Since July 1997, the Department of the Marine and Natural Resources has been responsible for the EU Afforestation Grant and Premium schemes, which are co-financed ( 75 per cent by the EU and 25 per cent by the State. (Prior to 1997 responsibility lay with other Departments). The C&AG has reported that, between April 1992 and December 1995, some 6,200 forestry grant applicants were charged a 5 per cent administration fee which yielded £4.5 million. The fee has since been refunded.

The C&AG found that the charge was introduced without legal advice and that the Department continued with the charge despite being made aware by the Chief State Solicitors Office [CSSO] in January 1993 that the legal basis for the collection of this charge was doubtful". The C&AG sought the Department's observations on the fee and was told ‘the introduction of the administration fee arose as a consequence of Government policy in the late 1980s to reduce the National Debt’. An aspect of that policy, developed by the Department of Finance, was the introduction of charges for services, which were being supplied free by the State. Administrators cannot impose taxation. As policy is no substitute for legislation, the fee/tax process was flawed.

Legality flawed
Not only was collection not put on hold when, in January 1993, the CSSO questioned its legality, it was not even dropped when, circa January 1995, both the Attorney General (AG) and the EU also found against the practice. Despite the views of such authorities, collection continued until the end of 1995 and refunds only commenced in December 1997. A brief review of public domain records throws some further light on the saga.

The Department's legal advisers and the EU were not the only ones asking questions. On the 16th May 1995, a Dail question asked about the "---amount collected by virtue of deductions from forestry grant payments". The answer given was "--- the total amount collected since the introduction of this charge is £3.2 million." As £4.5 million was collected up to the 31st December 1995, it is evident that at least £1.3 million was collected after "January 1995 when the EU informed all Member States that the imposition of administration charges on payments was unacceptable".

The announcement of the abolition of the fee was included as a minor item in a press release, 29th December 1995, which said that it was being dropped because the benefit of increased administrative efficiencies within the Department was being passed on to forestry developers. There was no mention of the EU decision.

There was also a multi-part Dail question on the 26th January 1996. The significant part of the question was ‘ in relation to private afforestation grants if [the Department] will refund these fees in view of recent EU decisions -- and the date on which refunds will commence". The answer did not address the core issue of refunds.

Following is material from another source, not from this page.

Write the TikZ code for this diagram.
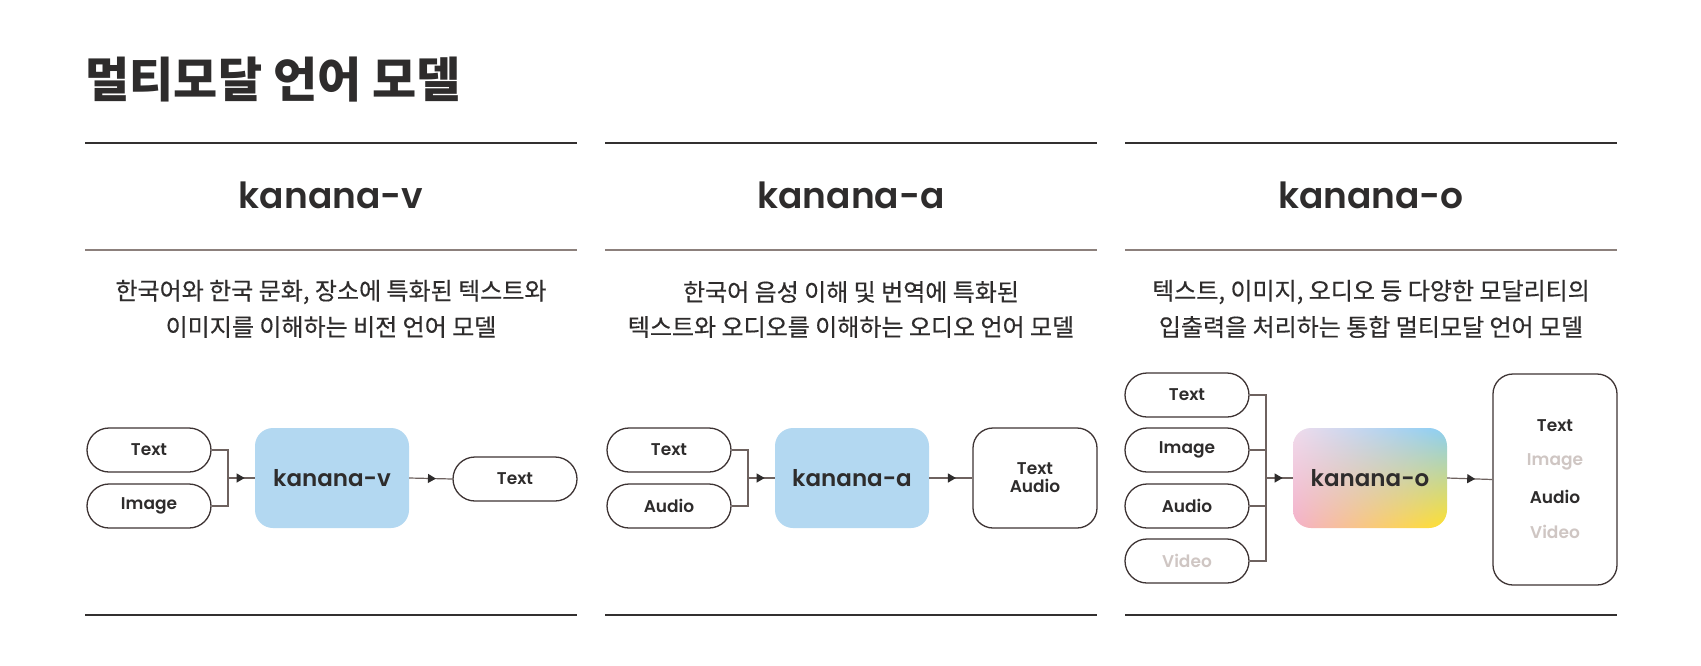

A more open approach was adopted in a press release on 23rd November 1997, which expressed concern "that while collection of the administration charge had been discontinued nearly two years ago, no decision was taken at the time in relation to the amounts collected between 1992 and 1995; it is entirely appropriate and equitable that the charges collected should be refunded and the situation be resolved immediately".

No estimate has been given for the cost of the ‘Grande Olde Duke of York’ exercise of collecting and refunding the £4.5 million. In addition to the unquantified staff and administrative overheads, there may yet be significant costs arising from claims for interest on the fees collected and retained for many years. In the light of the findings of both the Attorney General and the EU, claimants could be pushing an open door. Furthermore, there is uncertainty concerning £3.25 million refunded to thirty forestry contractors who "were required to sign an indemnity to refund the amount to the Department should another party prove better title to it". Shortly after the refunds were announced the chairman of the IFA National Forestry Division was reported as saying "the refunds must go direct to the farmers who planted the land because they are the people entitled to the money". In the interest of their members, the various forestry representative bodies should study the findings of the C&AG.

The Department, which is effectively the Forestry Regulator, may have acted in good faith when introducing the administration fee but it is arguable that it did not exercise the duty of care owed to its customers. The 6,200 forestry grant applicants, whose ranks include large companies and small farmers, owe a debt of gratitude to the CSSO, the AG and the EU without whom they would be much poorer today. The C&AG has done a good job in bringing ‘Hello Money’ to the attention of the Public Accounts Committee.